To understand what happened to iron while the young Earth was getting walloped with rocks, the researchers used Sandia National Laboratory's Z-Machine, the world's most powerful manmade radiation source. This machine generates massive electrical currents and magnetic fields to produce temperatures and pressures found nowhere else on Earth, making it the ideal tool for studying the violent process of planetary accretion.

The researchers simulated impacts occurring in the late-stages of Earth's formation by smashing together iron and aluminum samples at extremely high shock pressures. They discovered that iron will vaporize at significantly lower impact speeds than previously thought. Some four billion years ago, then, high-impact collisions across the world caused iron-rich rocks to go up in smoke.

"This causes a shift in how we think about processes like the formation of Earth's iron core," Kraus said. "Rather than the iron in the colliding objects sinking down directly to the Earth's growing core, the iron is vaporized and spread over the surface within a vapor plume. After cooling, the vapor would have condensed into an iron rain that mixed into the Earth's still-molten mantle.

This process may also explain why the moon, which is thought to have formed around the same time, lacks an iron rich center, despite having been exposed to similar impacts.
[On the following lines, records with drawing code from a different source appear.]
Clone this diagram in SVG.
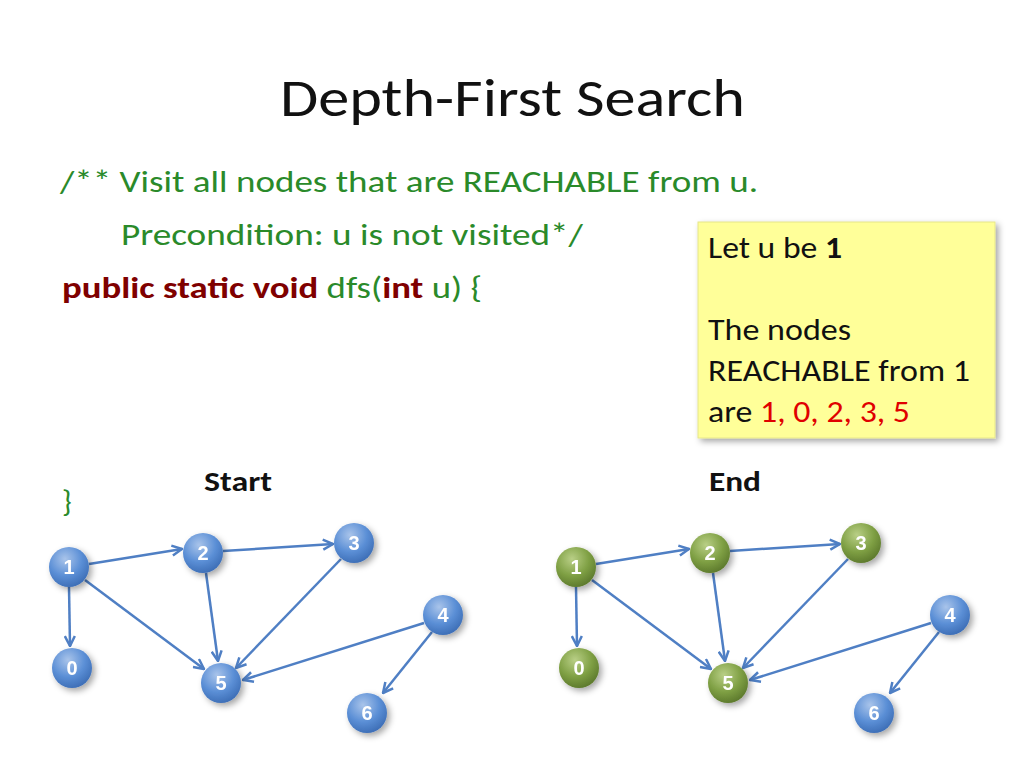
<svg xmlns="http://www.w3.org/2000/svg" width="1024" height="768" viewBox="0 0 1024 768">
<defs>
<radialGradient id="gb" cx="40%" cy="30%" r="70%"><stop offset="0" stop-color="#a9c4ea"/><stop offset="0.6" stop-color="#5b8fd6"/><stop offset="1" stop-color="#3f70b8"/></radialGradient>
<radialGradient id="gg" cx="40%" cy="30%" r="70%"><stop offset="0" stop-color="#b9cf86"/><stop offset="0.6" stop-color="#7fa044"/><stop offset="1" stop-color="#5f7c2e"/></radialGradient>
<marker id="ah" viewBox="0 0 10 10" refX="9" refY="5" markerWidth="5" markerHeight="5" orient="auto" markerUnits="strokeWidth"><path d="M1,1 L9,5 L1,9" fill="none" stroke="#4f7fc4" stroke-width="2"/></marker>
<filter id="sh" x="-10%" y="-10%" width="130%" height="130%"><feDropShadow dx="3" dy="3" stdDeviation="3" flood-opacity="0.35"/></filter>
</defs>
<style>
.t{font-family:Calibri,Carlito,"Liberation Sans",sans-serif}
.code{font-size:31px;fill:#2a8a2a}
.kw{fill:#7f0000;font-weight:bold}
.nt{font-size:30px;fill:#111}
.e{stroke:#4f7fc4;stroke-width:2.5;fill:none;marker-end:url(#ah)}
.nl{font-family:"Liberation Sans",sans-serif;font-size:20px;font-weight:bold;fill:#fff;text-anchor:middle}
</style>
<rect width="1024" height="768" fill="#fff"/>
<text class="t" x="280" y="116" font-size="54" fill="#111" textLength="465" lengthAdjust="spacingAndGlyphs">Depth-First Search</text>
<text class="t code" x="60" y="192" textLength="698" lengthAdjust="spacingAndGlyphs">/** Visit all nodes that are REACHABLE from u.</text>
<text class="t code" x="121" y="245" textLength="462" lengthAdjust="spacingAndGlyphs">Precondition: u is not visited*/</text>
<text class="t code" x="62" y="298" fill="#7f0000" textLength="420" lengthAdjust="spacingAndGlyphs"><tspan class="kw">public static void</tspan> dfs(<tspan class="kw">int</tspan> u) {</text>
<text class="t code" x="62" y="512">}</text>
<g id="note">
<rect x="698" y="222" width="297" height="216" fill="#ffff99" stroke="#e6e68a" filter="url(#sh)"/>
<text class="t nt" x="708" y="258" textLength="134" lengthAdjust="spacingAndGlyphs">Let u be <tspan font-weight="bold">1</tspan></text>
<text class="t nt" x="708" y="340" textLength="143" lengthAdjust="spacingAndGlyphs">The nodes</text>
<text class="t nt" x="708" y="381" textLength="262" lengthAdjust="spacingAndGlyphs">REACHABLE from 1</text>
<text class="t nt" x="708" y="422" textLength="202" lengthAdjust="spacingAndGlyphs">are <tspan fill="#e00000">1, 0, 2, 3, 5</tspan></text>
</g>
<text class="t" x="204" y="491" font-size="29" font-weight="bold" fill="#111" textLength="68" lengthAdjust="spacingAndGlyphs">Start</text>
<text class="t" x="709" y="491" font-size="29" font-weight="bold" fill="#111" textLength="52" lengthAdjust="spacingAndGlyphs">End</text>
<g id="edges">
<g id="e1">
<path class="e" d="M89,564 L182,549"/>
<path class="e" d="M223,551 L333,544"/>
<path class="e" d="M69,587 L70,646"/>
<path class="e" d="M85,580 L204,669"/>
<path class="e" d="M206,573 L218,661"/>
<path class="e" d="M341,559 L236,668"/>
<path class="e" d="M424,623 L243,680"/>
<path class="e" d="M432,632 L383,693"/>
</g>
<g id="e2" transform="translate(507,0)">
<path class="e" d="M89,564 L182,549"/>
<path class="e" d="M223,551 L333,544"/>
<path class="e" d="M69,587 L70,646"/>
<path class="e" d="M85,580 L204,669"/>
<path class="e" d="M206,573 L218,661"/>
<path class="e" d="M341,559 L236,668"/>
<path class="e" d="M424,623 L243,680"/>
<path class="e" d="M432,632 L383,693"/>
</g>
</g>
<g filter="url(#sh)">
<g id="s1"><circle cx="69" cy="567" r="20" fill="url(#gb)"/><text class="nl" x="69" y="574">1</text></g>
<g id="s2"><circle cx="203" cy="553" r="20" fill="url(#gb)"/><text class="nl" x="203" y="560">2</text></g>
<g id="s3"><circle cx="354" cy="543" r="20" fill="url(#gb)"/><text class="nl" x="354" y="550">3</text></g>
<g id="s4"><circle cx="443" cy="615" r="20" fill="url(#gb)"/><text class="nl" x="443" y="622">4</text></g>
<g id="s0"><circle cx="72" cy="668" r="20" fill="url(#gb)"/><text class="nl" x="72" y="675">0</text></g>
<g id="s5"><circle cx="221" cy="683" r="20" fill="url(#gb)"/><text class="nl" x="221" y="690">5</text></g>
<g id="s6"><circle cx="367" cy="713" r="20" fill="url(#gb)"/><text class="nl" x="367" y="720">6</text></g>
<g id="n1"><circle cx="576" cy="567" r="20" fill="url(#gg)"/><text class="nl" x="576" y="574">1</text></g>
<g id="n2"><circle cx="710" cy="553" r="20" fill="url(#gg)"/><text class="nl" x="710" y="560">2</text></g>
<g id="n3"><circle cx="861" cy="543" r="20" fill="url(#gg)"/><text class="nl" x="861" y="550">3</text></g>
<g id="n4"><circle cx="950" cy="615" r="20" fill="url(#gb)"/><text class="nl" x="950" y="622">4</text></g>
<g id="n0"><circle cx="579" cy="668" r="20" fill="url(#gg)"/><text class="nl" x="579" y="675">0</text></g>
<g id="n5"><circle cx="728" cy="683" r="20" fill="url(#gg)"/><text class="nl" x="728" y="690">5</text></g>
<g id="n6"><circle cx="874" cy="713" r="20" fill="url(#gb)"/><text class="nl" x="874" y="720">6</text></g>
</g>
</svg>
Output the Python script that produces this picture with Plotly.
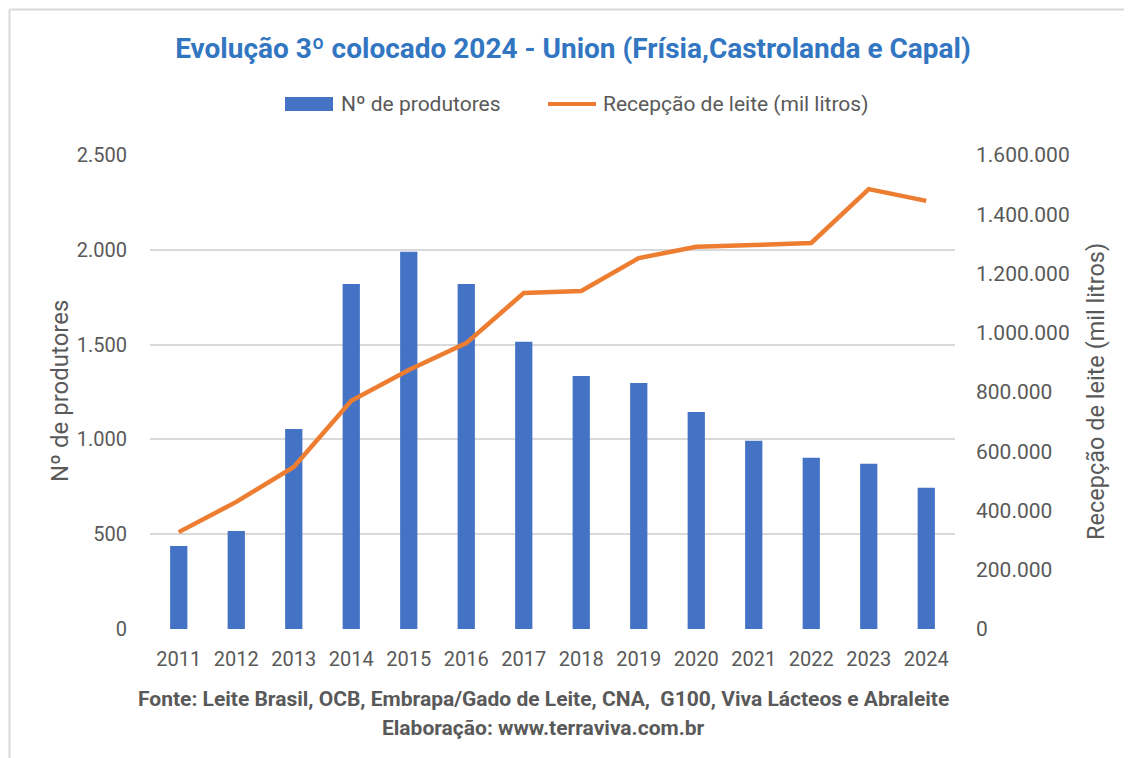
import plotly.graph_objects as go

years = ["2011", "2012", "2013", "2014", "2015", "2016", "2017",
         "2018", "2019", "2020", "2021", "2022", "2023", "2024"]
produtores = [438, 517, 1055, 1820, 1990, 1820, 1515, 1335, 1297, 1145, 993, 903, 872, 745]
recepcao = [327000, 429000, 547000, 770000, 874000, 965000, 1134000,
            1141000, 1252000, 1290000, 1296000, 1303000, 1485000, 1445000]

left_ticks = [0, 500, 1000, 1500, 2000, 2500]
right_ticks = [0, 200000, 400000, 600000, 800000, 1000000, 1200000, 1400000, 1600000]

title = "Evolução 3º colocado 2024 - Union (Frísia,Castrolanda e Capal)"
bar_name = "Nº de produtores"
line_name = "Recepção de leite (mil litros)"
footer1 = "Fonte: Leite Brasil, OCB, Embrapa/Gado de Leite, CNA,  G100, Viva Lácteos e Abraleite"
footer2 = "Elaboração: www.terraviva.com.br"

OFF = 8  # page body margin in the browser
W, H = 1132 - OFF, 758 - OFF
x0, x1 = 150, 955
y_top, y_bot = 155, 629

FONT = "Roboto"
GRAY = "#595959"
BLUE = "#4472C4"
ORANGE = "#ED7D31"


def px(x):
    return (x - OFF) / W


def py(y):
    return 1 - (y - OFF) / H


fig = go.Figure()
fig.add_trace(go.Bar(x=years, y=produtores, name=bar_name,
                     marker=dict(color=BLUE, line=dict(width=0)), yaxis="y"))
fig.add_trace(go.Scatter(x=years, y=recepcao, name=line_name,
                         mode="lines", line=dict(color=ORANGE, width=4.5), yaxis="y2"))

fig.update_layout(
    width=W, height=H,
    autosize=False,
    margin=dict(l=0, r=0, t=0, b=0, pad=0),
    paper_bgcolor="white", plot_bgcolor="white",
    separators=",.",
    bargap=0.7,
    showlegend=False,
    font=dict(family=FONT, color=GRAY, size=19),
    title=dict(text="<b>" + title + "</b>", x=px(573), xanchor="center", xref="paper",
               y=py(48), yanchor="middle", yref="paper",
               font=dict(family=FONT, size=28, color="#3276C2")),
    xaxis=dict(domain=[px(x0), px(x1)], showgrid=False, showline=False, ticks="",
               automargin=False,
               tickfont=dict(family=FONT, size=20, color=GRAY), ticklabelstandoff=16),
    yaxis=dict(domain=[py(y_bot), py(y_top)], range=[0, 2500], tickvals=left_ticks,
               tickformat=",.0f", showgrid=True, gridcolor="#D9D9D9", gridwidth=1.5,
               zeroline=False, showline=False, ticks="", automargin=False,
               tickfont=dict(family=FONT, size=20, color=GRAY), ticklabelstandoff=22),
    yaxis2=dict(overlaying="y", side="right", range=[0, 1600000], tickvals=right_ticks,
                tickformat=",.0f", showgrid=False, zeroline=False, showline=False, ticks="",
                automargin=False,
                tickfont=dict(family=FONT, size=21, color=GRAY), ticklabelstandoff=20),
)

# legend (drawn manually to mimic the wide swatches)
fig.add_shape(type="rect", xref="paper", yref="paper", x0=px(285), x1=px(333),
              y0=py(111), y1=py(97), fillcolor=BLUE, line=dict(width=0))
fig.add_annotation(text=bar_name, xref="paper", yref="paper", x=px(339), y=py(104),
                   xanchor="left", yanchor="middle", showarrow=False,
                   font=dict(family=FONT, size=21, color=GRAY))
fig.add_shape(type="line", xref="paper", yref="paper", x0=px(548), x1=px(596),
              y0=py(104), y1=py(104), line=dict(color=ORANGE, width=4))
fig.add_annotation(text=line_name, xref="paper", yref="paper", x=px(601), y=py(104),
                   xanchor="left", yanchor="middle", showarrow=False,
                   font=dict(family=FONT, size=21, color=GRAY))

fig.add_annotation(text=bar_name, textangle=-90, xref="paper", yref="paper",
                   x=px(60), y=py(391), xanchor="center", yanchor="middle", showarrow=False,
                   font=dict(family=FONT, size=24, color=GRAY))
fig.add_annotation(text=line_name, textangle=-90, xref="paper", yref="paper",
                   x=px(1096), y=py(392), xanchor="center", yanchor="middle", showarrow=False,
                   font=dict(family=FONT, size=23.5, color=GRAY))
fig.add_annotation(text="<b>" + footer1 + "</b>", xref="paper", yref="paper",
                   x=px(543), y=py(699), xanchor="center", yanchor="middle", showarrow=False,
                   font=dict(family=FONT, size=21, color=GRAY))
fig.add_annotation(text="<b>" + footer2 + "</b>", xref="paper", yref="paper",
                   x=px(543), y=py(728), xanchor="center", yanchor="middle", showarrow=False,
                   font=dict(family=FONT, size=21, color=GRAY))

# frame edges
fig.add_shape(type="line", xref="paper", yref="paper", x0=px(9.5), x1=px(9.5), y0=0, y1=py(9.5),
              line=dict(color="#D9D9D9", width=2))
fig.add_shape(type="line", xref="paper", yref="paper", x0=px(9.5), x1=1, y0=py(9.5), y1=py(9.5),
              line=dict(color="#D9D9D9", width=2))

fig.write_html("out.html")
Because of the moon's weaker gravity, any vaporized iron may simply have fizzled off into space.

Iron, in addition to comprising a large chunk of the Earth, is an absolute requirement for life as we know it: It's found in our proteins, our blood and our DNA. Sure, a molten metal storm today would spell doom for most organisms, but there's something strangely beautiful about the idea of this critical element showering the world just prior to life's emergence.